3. All trains to have guards (also known as train managers or conductors) at all times. Having been able to get on a train with assistance from a member of staff on the station, the journey must also be made safe. None of us know what the day holds when we board a train. Someone may become ill; there may be passengers making the journey unpleasant for others; a disabled or older person travelling may need assistance.
Driver only trains do not mean that the train and the journey it is taking is safe. Guards provide services to passengers so that they can travel with confidence. Those with disabilities and those needing assistance know where to find it.
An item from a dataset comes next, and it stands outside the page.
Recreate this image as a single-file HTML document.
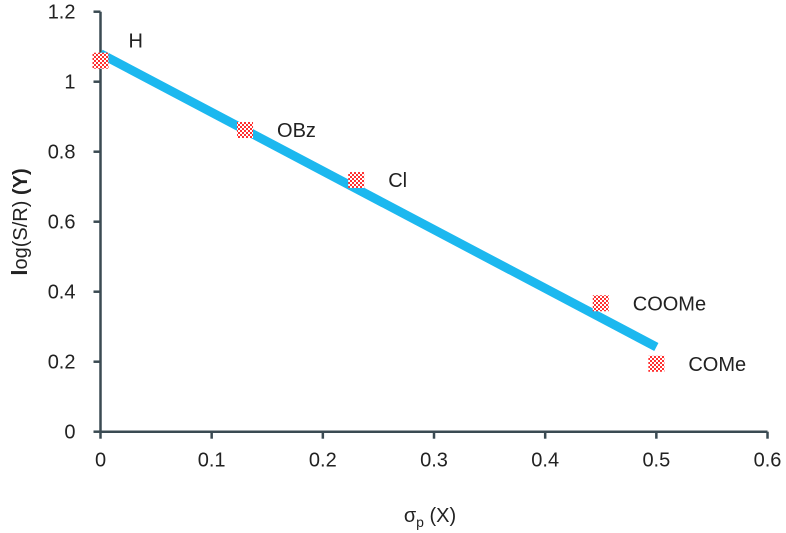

The starting point for any consultation should be from the customer base. Those consultations already done have not considered the passenger experience – it is always about cutting costs and increasing profits for private providers of rail travel.
We do need a modern railway system – it is long overdue – but not at the expense of those who do not naturally fit into the way the Ministry of Transport think is best for us.
The NPC urges you to ensure that your Minister of Transport undertakes an open and transparent consultation under the Equalities Act 2010. Not to do this will ensure that the government discriminates against sections of society with protected characteristics who are excluded from the process of booking, travelling and enjoying safe experiences on trains.